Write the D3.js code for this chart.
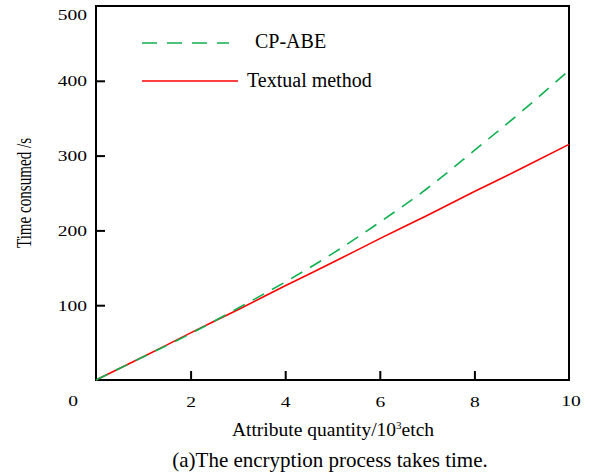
<!DOCTYPE html>
<html>
<head>
<meta charset="utf-8">
<script src="https://cdn.jsdelivr.net/npm/d3@7"></script>
<style>
  body { margin: 0; background: #fff; }
  svg text { font-family: "Liberation Serif", "Times New Roman", Times, serif; fill: #000; }
</style>
</head>
<body>
<svg id="svg1"></svg>
<script>
// Data
const attrQty = [0, 1, 2, 3, 4, 5, 6, 7, 8, 9, 10];
const cpAbe = [0, 31, 62, 96, 131, 169, 211, 256, 307, 359, 414];
const textual = [0, 31, 63, 94, 126, 157, 189, 220, 252, 283, 315];
const xTicks = [2, 4, 6, 8];
const yTicks = [100, 200, 300, 400];

const width = 591;
const height = 474;
const margin = { top: 6, right: 22, bottom: 94, left: 96 };
const serif = "Liberation Serif, Times New Roman, Times, serif";

const svg = d3.select("#svg1")
    .attr("width", width)
    .attr("height", height)
    .attr("font-family", serif);

// kéo giãn chữ số theo chiều ngang quanh điểm neo
function widen(sel, k) {
    sel.attr("transform", function() {
        const x0 = +d3.select(this).attr("x") || 0;
        return `translate(${x0},0) scale(${k},1) translate(${-x0},0)`;
    });
}

const x = d3.scaleLinear()
    .domain([0, 10])
    .range([margin.left, width - margin.right]);

const y = d3.scaleLinear()
    .domain([0, 500])
    .range([height - margin.bottom, margin.top]);

// Khung
svg.append("rect")
    .attr("x", x(0))
    .attr("y", y(500))
    .attr("width", x(10) - x(0))
    .attr("height", y(0) - y(500))
    .attr("fill", "none")
    .attr("stroke", "#000")
    .attr("stroke-width", 2);

// Trục X (tick hướng vào trong)
const xAxis = svg.append("g")
    .attr("transform", `translate(0,${y(0)})`)
    .call(d3.axisBottom(x).tickValues(xTicks).tickSizeInner(-9).tickSizeOuter(0).tickPadding(16));
xAxis.attr("font-family", serif).attr("font-size", null);
xAxis.select(".domain").remove();
xAxis.selectAll("line").attr("stroke-width", 2);
xAxis.selectAll("text").style("font-size", "15px").call(widen, 1.3);

// Trục Y
const yAxis = svg.append("g")
    .attr("transform", `translate(${x(0)},0)`)
    .call(d3.axisLeft(y).tickValues(yTicks).tickSizeInner(-9).tickSizeOuter(0).tickPadding(9));
yAxis.attr("font-family", serif).attr("font-size", null);
yAxis.select(".domain").remove();
yAxis.selectAll("line").attr("stroke-width", 2);
yAxis.selectAll("text").style("font-size", "15px").call(widen, 1.3);

// Nhãn góc
svg.append("text").attr("x", x(0) - 23).attr("y", y(0) + 26)
    .attr("text-anchor", "middle").style("font-size", "15px").text("0").call(widen, 1.3);
svg.append("text").attr("x", x(10) + 2).attr("y", y(0) + 26)
    .attr("text-anchor", "middle").style("font-size", "15px").text("10").call(widen, 1.3);
svg.append("text").attr("x", x(0) - 9).attr("y", y(500) + 14)
    .attr("text-anchor", "end").style("font-size", "15px").text("500").call(widen, 1.3);

// Đường
const line = d3.line()
    .x((d, i) => x(attrQty[i]))
    .y(d => y(d))
    .curve(d3.curveMonotoneX);

svg.append("path")
    .datum(textual)
    .attr("d", line)
    .attr("fill", "none")
    .attr("stroke", "#ff0000")
    .attr("stroke-width", 1.6);

svg.append("path")
    .datum(cpAbe)
    .attr("d", line)
    .attr("fill", "none")
    .attr("stroke", "#10b050")
    .attr("stroke-width", 1.6)
    .attr("stroke-dasharray", "13,9");

// Chú thích
const legend = svg.append("g");
legend.append("line").attr("x1", 142).attr("x2", 229).attr("y1", 43).attr("y2", 43)
    .attr("stroke", "#10b050").attr("stroke-width", 1.6).attr("stroke-dasharray", "15,10");
legend.append("text").attr("x", 255).attr("y", 48).style("font-size", "20px").text("CP-ABE");
legend.append("line").attr("x1", 142).attr("x2", 238).attr("y1", 81).attr("y2", 81)
    .attr("stroke", "#ff0000").attr("stroke-width", 1.6);
legend.append("text").attr("x", 247).attr("y", 87).style("font-size", "20px").text("Textual method");

// Tiêu đề trục
const xLabel = svg.append("text")
    .attr("x", 333).attr("y", 436)
    .attr("text-anchor", "middle")
    .style("font-size", "19.5px");
xLabel.append("tspan").text("Attribute quantity/10");
xLabel.append("tspan").attr("dy", -7).style("font-size", "11px").text("3");
xLabel.append("tspan").attr("dy", 7).text("etch");

svg.append("text")
    .attr("transform", "translate(31,193) rotate(-90)")
    .attr("text-anchor", "middle")
    .attr("textLength", 110)
    .attr("lengthAdjust", "spacingAndGlyphs")
    .style("font-size", "20px")
    .text("Time consumed /s");

svg.append("text")
    .attr("x", 330).attr("y", 467)
    .attr("text-anchor", "middle")
    .style("font-size", "21px")
    .text("(a)The encryption process takes time.");
</script>
</body>
</html>
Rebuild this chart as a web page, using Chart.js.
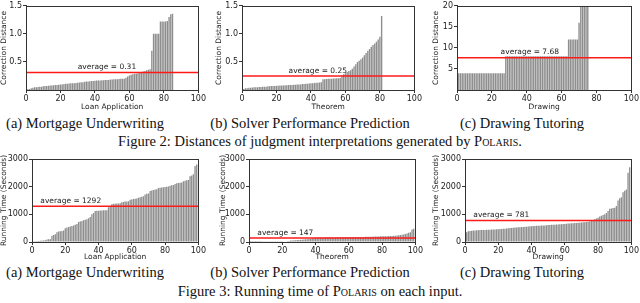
<!DOCTYPE html>
<html>
<head>
<meta charset="utf-8">
<script src="https://cdn.jsdelivr.net/npm/chart.js@4.4.1/dist/chart.umd.min.js"></script>
<style>
  body { margin: 0; background: #fff; width: 640px; height: 303px; position: relative; overflow: hidden; }
  canvas { position: absolute; }
  .cap { position: absolute; font-family: "Liberation Serif", "Times New Roman", serif; font-size: 14.5px;
         color: #111; white-space: nowrap; line-height: 16px; text-align: center; }
  .sc { font-variant: small-caps; }
</style>
</head>
<body>
<canvas id="distLoan" width="207" height="112" style="left:0px;top:0px"></canvas>
<canvas id="distTheorem" width="208" height="112" style="left:215px;top:0px"></canvas>
<canvas id="distDrawing" width="208" height="112" style="left:432px;top:0px"></canvas>
<canvas id="timeLoan" width="207" height="112" style="left:0px;top:150px"></canvas>
<canvas id="timeTheorem" width="205" height="112" style="left:219px;top:150px"></canvas>
<canvas id="timeDrawing" width="208" height="112" style="left:432px;top:150px"></canvas>

<div class="cap" style="left:-15px;width:200px;top:115px">(a) Mortgage Underwriting</div>
<div class="cap" style="left:210px;width:200px;top:115px">(b) Solver Performance Prediction</div>
<div class="cap" style="left:422px;width:200px;top:115px">(c) Drawing Tutoring</div>
<div class="cap" style="left:0px;width:640px;top:133px">Figure 2: Distances of judgment interpretations generated by P<span class="sc">olaris</span>.</div>
<div class="cap" style="left:-15px;width:200px;top:264px">(a) Mortgage Underwriting</div>
<div class="cap" style="left:210px;width:200px;top:264px">(b) Solver Performance Prediction</div>
<div class="cap" style="left:422px;width:200px;top:264px">(c) Drawing Tutoring</div>
<div class="cap" style="left:0px;width:640px;top:283px">Figure 3: Running time of P<span class="sc">olaris</span> on each input.</div>

<script>
// tick labels
const xTicks = [0, 20, 40, 60, 80, 100];
const distTicks = [0.5, 1.0, 1.5];
const drawDistTicks = [5, 10, 15, 20];
const timeTicks = [0, 1000, 2000, 3000];

// Figure 2: correction distance per input, sorted
const distLoan = [
  0.01, 0.015, 0.02, 0.03, 0.04, 0.05, 0.05, 0.055, 0.06, 0.06,
  0.065, 0.07, 0.07, 0.075, 0.08, 0.08, 0.085, 0.09, 0.09, 0.095,
  0.1, 0.1, 0.105, 0.11, 0.11, 0.115, 0.12, 0.12, 0.12, 0.125,
  0.13, 0.135, 0.14, 0.14, 0.145, 0.15, 0.15, 0.155, 0.16, 0.16,
  0.165, 0.17, 0.17, 0.17, 0.175, 0.175, 0.18, 0.18, 0.18, 0.185,
  0.185, 0.19, 0.19, 0.19, 0.195, 0.2, 0.2, 0.2, 0.22, 0.24,
  0.26, 0.27, 0.28, 0.29, 0.29, 0.3, 0.31, 0.32, 0.33, 0.34,
  0.35, 0.36, 0.37, 0.7, 1.0, 1.0, 1.0, 1.0, 1.22, 1.22,
  1.22, 1.22, 1.23, 1.3, 1.35, 1.36
];
const distTheorem = [
  0.01, 0.02, 0.03, 0.03, 0.04, 0.04, 0.045, 0.05, 0.05, 0.05,
  0.055, 0.055, 0.06, 0.06, 0.06, 0.065, 0.065, 0.07, 0.07, 0.07,
  0.075, 0.075, 0.08, 0.08, 0.08, 0.085, 0.085, 0.09, 0.09, 0.09,
  0.095, 0.095, 0.1, 0.1, 0.1, 0.105, 0.105, 0.11, 0.11, 0.115,
  0.12, 0.12, 0.125, 0.13, 0.13, 0.135, 0.14, 0.19, 0.19, 0.195,
  0.2, 0.2, 0.2, 0.205, 0.205, 0.21, 0.21, 0.215, 0.26, 0.28,
  0.3, 0.32, 0.34, 0.35, 0.38, 0.42, 0.46, 0.5, 0.52, 0.55,
  0.58, 0.62, 0.66, 0.7, 0.73, 0.77, 0.8, 0.83, 0.86, 0.9,
  0.95, 1.32
];
const distDrawing = [
  4, 4, 4, 4, 4, 4, 4, 4, 4, 4, 4, 4, 4, 4, 4, 4, 4, 4, 4, 4,
  4, 4, 4, 4, 4, 4, 4, 4,
  8, 8, 8, 8, 8, 8, 8, 8, 8, 8, 8, 8, 8, 8, 8, 8, 8, 8, 8, 8,
  8, 8, 8, 8, 8, 8, 8, 8, 8, 8, 8, 8, 8, 8, 8, 8,
  12, 12, 12, 12, 12, 12, 16, 20, 20, 20, 20, 20
];

// Figure 3: running time (seconds) per input, sorted
const timeLoan = [
  20, 25, 30, 35, 40, 45, 50, 55, 60, 90,
  95, 100, 230, 250, 280, 350, 380, 390, 400, 420,
  500, 520, 540, 560, 580, 600, 620, 650, 720, 740,
  760, 790, 800, 820, 860, 900, 1000, 1050, 1120, 1130,
  1130, 1140, 1140, 1150, 1150, 1150, 1260, 1300, 1360, 1380,
  1380, 1390, 1390, 1400, 1440, 1450, 1460, 1460, 1470, 1530,
  1540, 1550, 1560, 1570, 1600, 1620, 1640, 1650, 1720, 1740,
  1750, 1840, 1860, 1880, 1900, 1910, 1950, 1960, 1970, 1980,
  1990, 2000, 2010, 2030, 2050, 2060, 2100, 2120, 2130, 2140,
  2150, 2200, 2210, 2230, 2240, 2380, 2400, 2450, 2750, 2800
];
const timeTheorem = [
  2, 2, 3, 3, 3, 4, 4, 4, 5, 5,
  5, 6, 6, 6, 7, 7, 8, 8, 9, 10,
  12, 15, 20, 30, 40, 50, 55, 60, 65, 70,
  75, 80, 85, 90, 95, 100, 110, 120, 140, 145,
  150, 150, 152, 155, 155, 158, 160, 160, 162, 162,
  165, 166, 167, 168, 169, 170, 171, 172, 173, 174,
  175, 176, 177, 178, 179, 180, 181, 182, 184, 185,
  186, 188, 190, 192, 194, 196, 198, 200, 202, 204,
  206, 208, 210, 212, 214, 216, 220, 225, 230, 235,
  240, 250, 260, 270, 290, 310, 330, 350, 450, 480
];
const timeDrawing = [
  330, 350, 390, 400, 410, 420, 420, 425, 425, 430,
  430, 435, 435, 440, 440, 445, 450, 450, 455, 460,
  465, 470, 470, 475, 480, 490, 500, 505, 510, 515,
  520, 525, 530, 535, 540, 545, 550, 555, 560, 565,
  570, 575, 580, 585, 590, 590, 595, 600, 600, 605,
  610, 615, 620, 620, 625, 630, 635, 640, 645, 650,
  655, 660, 665, 670, 675, 680, 685, 690, 695, 700,
  705, 710, 715, 720, 730, 740, 760, 790, 820, 850,
  880, 920, 950, 980, 1000, 1050, 1120, 1200, 1210, 1230,
  1240, 1300, 1500, 1580, 1620, 1800, 1850, 1900, 2500, 2700
];

// averages as printed on the figure
const distAverages = [0.31, 0.25, 7.68];
const timeAverages = [1292, 147, 781];

const tickFont = { family: 'DejaVu Sans', size: 8 };
const titleFont = { family: 'DejaVu Sans', size: 7.5 };
const inkColor = '#222';
const spineColor = '#333';

function drawChart(id, vals, avg, avgText, labelX, yMax, yTicks, yTitle, xTitle, yW, xH, padTop) {
  const bars = vals.map((v, i) => ({ x: i, y: v }));

  // box around the plot, like matplotlib spines
  const frame = {
    id: 'frame',
    afterDraw: function(chart) {
      const a = chart.chartArea;
      const ctx = chart.ctx;
      ctx.save();
      ctx.strokeStyle = spineColor;
      ctx.lineWidth = 1;
      ctx.strokeRect(Math.round(a.left) + 0.5, Math.round(a.top) + 0.5,
        Math.round(a.right - a.left), Math.round(a.bottom - a.top));
      ctx.restore();
    }
  };

  // "average = ..." text sitting on the red line
  const avgLabel = {
    id: 'avgLabel',
    afterDraw: function(chart) {
      const ctx = chart.ctx;
      const xs = chart.scales.x, ys = chart.scales.y;
      ctx.save();
      ctx.font = '7.5px "DejaVu Sans"';
      ctx.fillStyle = inkColor;
      ctx.textAlign = 'left';
      ctx.textBaseline = 'bottom';
      ctx.fillText(avgText, xs.getPixelForValue(labelX), ys.getPixelForValue(avg) - 1.5);
      ctx.restore();
    }
  };

  new Chart(document.getElementById(id), {
    type: 'bar',
    data: {
      datasets: [
        { type: 'line', data: [{ x: 0, y: avg }, { x: 100, y: avg }], borderColor: '#ff1a1a',
          borderWidth: 1.5, pointRadius: 0, order: 0 },
        { type: 'bar', data: bars, backgroundColor: '#8e8e8e', barPercentage: 1,
          categoryPercentage: 0.8, order: 1 }
      ]
    },
    options: {
      responsive: false,
      animation: false,
      devicePixelRatio: 1,
      layout: { padding: { top: padTop, right: 8, left: 0, bottom: 0 } },
      plugins: { legend: { display: false }, tooltip: { enabled: false } },
      scales: {
        x: {
          type: 'linear', min: 0, max: 100, offset: false,
          afterFit: function(s) { s.height = xH; },
          afterBuildTicks: function(s) { s.ticks = xTicks.map(v => ({ value: v })); },
          ticks: { font: tickFont, color: inkColor, padding: 1, maxRotation: 0 },
          grid: { drawOnChartArea: false, tickLength: 3, color: spineColor, offset: false },
          border: { color: spineColor },
          title: { display: true, text: xTitle, font: titleFont, color: inkColor, padding: 0 }
        },
        y: {
          min: 0, max: yMax,
          afterFit: function(s) { s.width = yW; },
          afterBuildTicks: function(s) { s.ticks = yTicks.map(v => ({ value: v })); },
          ticks: {
            font: tickFont, color: inkColor, padding: 1,
            callback: function(v) { return yMax < 5 ? v.toFixed(1) : String(v); }
          },
          grid: { drawOnChartArea: false, tickLength: 3, color: spineColor },
          border: { color: spineColor },
          title: { display: true, text: yTitle, font: titleFont, color: inkColor, padding: 0 }
        }
      }
    },
    plugins: [frame, avgLabel]
  });
}

drawChart('distLoan', distLoan, distAverages[0], 'average = 0.31', 30, 1.5, distTicks,
  'Correction Distance', 'Loan Application', 26, 22, 4);
drawChart('distTheorem', distTheorem, distAverages[1], 'average = 0.25', 27, 1.5, distTicks,
  'Correction Distance', 'Theorem', 27, 22, 4);
drawChart('distDrawing', distDrawing, distAverages[2], 'average = 7.68', 25, 20, drawDistTicks,
  'Correction Distance', 'Drawing', 25, 22, 3);
drawChart('timeLoan', timeLoan, timeAverages[0], 'average = 1292', 5, 3000, timeTicks,
  'Running Time (Seconds)', 'Loan Application', 32, 20, 9);
drawChart('timeTheorem', timeTheorem, timeAverages[1], 'average = 147', 5, 3000, timeTicks,
  'Running Time (Seconds)', 'Theorem', 30, 20, 9);
drawChart('timeDrawing', timeDrawing, timeAverages[2], 'average = 781', 5, 3000, timeTicks,
  'Running Time (Seconds)', 'Drawing', 33, 20, 9);
</script>
</body>
</html>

○ ○ ○ ○ ○ ○ ○

• **Directions for this task**
Repeat the lines of the listing above verbatim, beginning at its first line and ending at the line containing "Serif, Times New", which is included. Omit pictures.

• **Task output**
Write the D3.js code for this chart.
<!DOCTYPE html>
<html>
<head>
<meta charset="utf-8">
<script src="https://cdn.jsdelivr.net/npm/d3@7"></script>
<style>
  body { margin: 0; background: #fff; }
  svg text { font-family: "Liberation Serif", "Times New Roman", Times, serif; fill: #000; }
</style>
</head>
<body>
<svg id="svg1"></svg>
<script>
// Data
const attrQty = [0, 1, 2, 3, 4, 5, 6, 7, 8, 9, 10];
const cpAbe = [0, 31, 62, 96, 131, 169, 211, 256, 307, 359, 414];
const textual = [0, 31, 63, 94, 126, 157, 189, 220, 252, 283, 315];
const xTicks = [2, 4, 6, 8];
const yTicks = [100, 200, 300, 400];

const width = 591;
const height = 474;
const margin = { top: 6, right: 22, bottom: 94, left: 96 };
const serif = "Liberation Serif, Times New Roman, Times, serif";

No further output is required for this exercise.